## EXERCISE GOAL
Begin with the first line of the material and write out each line exactly, ending with the line that contains "const Y_MAX = 6.743;". Pictures are not part of the copy.

## DATA SHOWN
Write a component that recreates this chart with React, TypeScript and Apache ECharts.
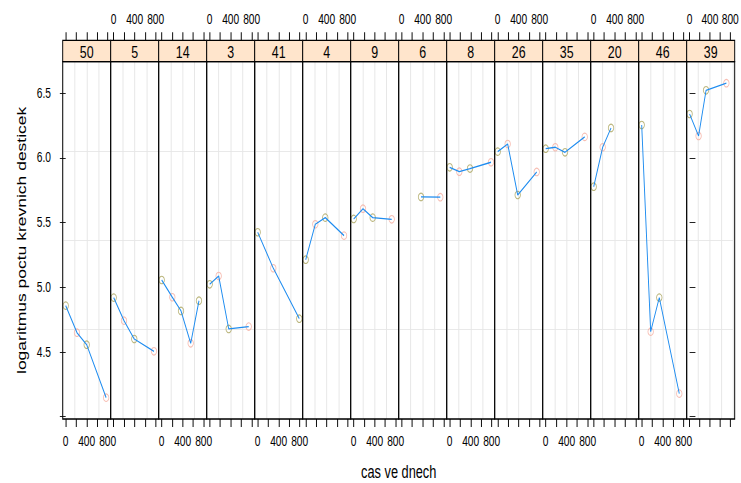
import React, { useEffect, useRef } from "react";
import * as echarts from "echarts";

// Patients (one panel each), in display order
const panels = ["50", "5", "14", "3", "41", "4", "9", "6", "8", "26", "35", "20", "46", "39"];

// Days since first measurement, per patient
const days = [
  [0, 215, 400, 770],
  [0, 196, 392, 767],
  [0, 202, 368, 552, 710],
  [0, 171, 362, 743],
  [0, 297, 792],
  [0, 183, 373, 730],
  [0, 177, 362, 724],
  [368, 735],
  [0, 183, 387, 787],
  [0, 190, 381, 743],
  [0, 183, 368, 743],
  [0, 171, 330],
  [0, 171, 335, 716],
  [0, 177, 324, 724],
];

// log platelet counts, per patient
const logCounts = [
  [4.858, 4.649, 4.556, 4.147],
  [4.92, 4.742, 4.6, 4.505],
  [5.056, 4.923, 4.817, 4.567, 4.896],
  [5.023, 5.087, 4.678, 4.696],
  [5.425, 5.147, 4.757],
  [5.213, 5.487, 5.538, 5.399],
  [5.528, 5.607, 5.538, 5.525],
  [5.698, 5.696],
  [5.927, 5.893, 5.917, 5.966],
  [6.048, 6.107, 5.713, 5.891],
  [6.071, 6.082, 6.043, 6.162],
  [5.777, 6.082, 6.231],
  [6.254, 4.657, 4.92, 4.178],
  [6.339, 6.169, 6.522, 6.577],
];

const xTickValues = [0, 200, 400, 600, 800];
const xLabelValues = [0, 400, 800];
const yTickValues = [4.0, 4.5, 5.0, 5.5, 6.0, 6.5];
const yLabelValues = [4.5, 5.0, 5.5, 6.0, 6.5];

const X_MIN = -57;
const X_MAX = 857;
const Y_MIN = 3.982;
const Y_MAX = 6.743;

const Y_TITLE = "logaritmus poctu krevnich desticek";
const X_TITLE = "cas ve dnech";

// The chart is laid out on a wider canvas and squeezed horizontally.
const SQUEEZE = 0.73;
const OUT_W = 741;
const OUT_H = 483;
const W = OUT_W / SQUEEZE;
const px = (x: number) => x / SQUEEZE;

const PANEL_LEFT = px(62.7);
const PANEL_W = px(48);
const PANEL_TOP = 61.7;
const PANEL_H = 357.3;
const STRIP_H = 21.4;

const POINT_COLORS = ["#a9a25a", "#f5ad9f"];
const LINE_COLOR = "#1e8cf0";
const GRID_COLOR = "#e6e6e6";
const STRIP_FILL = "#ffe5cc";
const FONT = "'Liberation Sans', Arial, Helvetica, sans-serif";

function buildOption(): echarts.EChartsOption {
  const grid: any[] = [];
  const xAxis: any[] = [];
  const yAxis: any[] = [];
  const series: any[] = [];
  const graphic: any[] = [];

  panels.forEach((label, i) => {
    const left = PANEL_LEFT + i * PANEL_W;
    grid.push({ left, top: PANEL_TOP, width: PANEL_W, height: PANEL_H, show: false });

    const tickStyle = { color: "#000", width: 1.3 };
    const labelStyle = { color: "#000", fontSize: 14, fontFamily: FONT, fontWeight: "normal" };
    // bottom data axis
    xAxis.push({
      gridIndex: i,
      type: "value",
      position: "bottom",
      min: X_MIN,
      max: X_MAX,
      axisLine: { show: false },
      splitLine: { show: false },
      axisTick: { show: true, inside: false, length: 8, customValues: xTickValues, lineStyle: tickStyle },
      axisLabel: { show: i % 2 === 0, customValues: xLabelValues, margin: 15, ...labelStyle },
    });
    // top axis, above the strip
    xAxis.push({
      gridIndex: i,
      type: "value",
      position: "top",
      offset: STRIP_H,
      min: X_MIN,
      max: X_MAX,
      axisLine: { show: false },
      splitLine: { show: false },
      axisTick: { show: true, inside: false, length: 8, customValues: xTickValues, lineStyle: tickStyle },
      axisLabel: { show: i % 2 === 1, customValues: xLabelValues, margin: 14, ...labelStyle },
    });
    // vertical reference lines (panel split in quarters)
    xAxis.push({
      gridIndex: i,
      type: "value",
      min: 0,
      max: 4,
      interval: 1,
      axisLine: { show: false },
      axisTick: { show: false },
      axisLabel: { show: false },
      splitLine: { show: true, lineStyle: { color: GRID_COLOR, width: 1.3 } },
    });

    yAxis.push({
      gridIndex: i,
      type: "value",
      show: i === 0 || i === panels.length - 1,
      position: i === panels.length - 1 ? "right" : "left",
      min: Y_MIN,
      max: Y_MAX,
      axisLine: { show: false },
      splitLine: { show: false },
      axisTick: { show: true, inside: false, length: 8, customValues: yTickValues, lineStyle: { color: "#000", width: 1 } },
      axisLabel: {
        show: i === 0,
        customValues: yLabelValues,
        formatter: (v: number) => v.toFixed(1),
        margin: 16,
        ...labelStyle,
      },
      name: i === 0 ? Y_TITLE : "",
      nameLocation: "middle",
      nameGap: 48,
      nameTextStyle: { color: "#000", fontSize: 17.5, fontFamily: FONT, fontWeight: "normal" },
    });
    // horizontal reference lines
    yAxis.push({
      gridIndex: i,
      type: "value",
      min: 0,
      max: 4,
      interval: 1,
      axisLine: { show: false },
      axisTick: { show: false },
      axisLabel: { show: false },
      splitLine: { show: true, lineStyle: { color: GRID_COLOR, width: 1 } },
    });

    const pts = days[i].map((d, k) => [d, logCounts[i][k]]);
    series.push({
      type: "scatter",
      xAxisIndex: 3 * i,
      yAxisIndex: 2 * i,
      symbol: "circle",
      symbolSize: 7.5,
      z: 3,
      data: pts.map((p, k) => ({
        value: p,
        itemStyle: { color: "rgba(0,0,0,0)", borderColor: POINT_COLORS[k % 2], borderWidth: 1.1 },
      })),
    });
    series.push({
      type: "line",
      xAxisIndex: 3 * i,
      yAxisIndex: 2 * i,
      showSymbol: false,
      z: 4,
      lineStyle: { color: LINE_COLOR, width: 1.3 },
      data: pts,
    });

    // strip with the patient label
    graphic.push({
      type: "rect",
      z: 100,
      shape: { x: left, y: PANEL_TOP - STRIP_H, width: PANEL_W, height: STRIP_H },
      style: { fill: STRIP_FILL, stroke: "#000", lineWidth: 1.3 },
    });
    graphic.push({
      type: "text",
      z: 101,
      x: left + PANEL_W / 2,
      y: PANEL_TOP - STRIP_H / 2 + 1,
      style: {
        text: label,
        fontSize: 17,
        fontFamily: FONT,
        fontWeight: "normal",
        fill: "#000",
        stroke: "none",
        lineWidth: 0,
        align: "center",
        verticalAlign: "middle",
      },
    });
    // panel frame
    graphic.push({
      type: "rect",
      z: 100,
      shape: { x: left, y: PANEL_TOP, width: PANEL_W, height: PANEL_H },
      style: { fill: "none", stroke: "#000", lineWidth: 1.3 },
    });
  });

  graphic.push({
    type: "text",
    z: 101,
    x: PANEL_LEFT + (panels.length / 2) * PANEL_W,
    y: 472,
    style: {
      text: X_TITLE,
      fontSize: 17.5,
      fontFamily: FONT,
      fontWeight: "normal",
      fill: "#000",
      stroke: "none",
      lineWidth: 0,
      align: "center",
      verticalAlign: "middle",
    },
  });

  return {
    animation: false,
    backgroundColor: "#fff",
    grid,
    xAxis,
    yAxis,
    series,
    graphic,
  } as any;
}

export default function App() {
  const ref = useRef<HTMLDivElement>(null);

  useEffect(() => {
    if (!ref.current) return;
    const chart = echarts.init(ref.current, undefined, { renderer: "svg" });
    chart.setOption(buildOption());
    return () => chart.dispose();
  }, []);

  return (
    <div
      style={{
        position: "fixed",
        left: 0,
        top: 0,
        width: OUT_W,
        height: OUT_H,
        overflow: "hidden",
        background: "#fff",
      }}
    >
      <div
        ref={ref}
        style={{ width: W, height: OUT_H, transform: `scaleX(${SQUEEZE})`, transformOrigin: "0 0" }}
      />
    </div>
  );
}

## EXERCISE RESULT
Write a component that recreates this chart with React, TypeScript and Apache ECharts.
import React, { useEffect, useRef } from "react";
import * as echarts from "echarts";

// Patients (one panel each), in display order
const panels = ["50", "5", "14", "3", "41", "4", "9", "6", "8", "26", "35", "20", "46", "39"];

// Days since first measurement, per patient
const days = [
  [0, 215, 400, 770],
  [0, 196, 392, 767],
  [0, 202, 368, 552, 710],
  [0, 171, 362, 743],
  [0, 297, 792],
  [0, 183, 373, 730],
  [0, 177, 362, 724],
  [368, 735],
  [0, 183, 387, 787],
  [0, 190, 381, 743],
  [0, 183, 368, 743],
  [0, 171, 330],
  [0, 171, 335, 716],
  [0, 177, 324, 724],
];

// log platelet counts, per patient
const logCounts = [
  [4.858, 4.649, 4.556, 4.147],
  [4.92, 4.742, 4.6, 4.505],
  [5.056, 4.923, 4.817, 4.567, 4.896],
  [5.023, 5.087, 4.678, 4.696],
  [5.425, 5.147, 4.757],
  [5.213, 5.487, 5.538, 5.399],
  [5.528, 5.607, 5.538, 5.525],
  [5.698, 5.696],
  [5.927, 5.893, 5.917, 5.966],
  [6.048, 6.107, 5.713, 5.891],
  [6.071, 6.082, 6.043, 6.162],
  [5.777, 6.082, 6.231],
  [6.254, 4.657, 4.92, 4.178],
  [6.339, 6.169, 6.522, 6.577],
];

const xTickValues = [0, 200, 400, 600, 800];
const xLabelValues = [0, 400, 800];
const yTickValues = [4.0, 4.5, 5.0, 5.5, 6.0, 6.5];
const yLabelValues = [4.5, 5.0, 5.5, 6.0, 6.5];

const X_MIN = -57;
const X_MAX = 857;
const Y_MIN = 3.982;
const Y_MAX = 6.743;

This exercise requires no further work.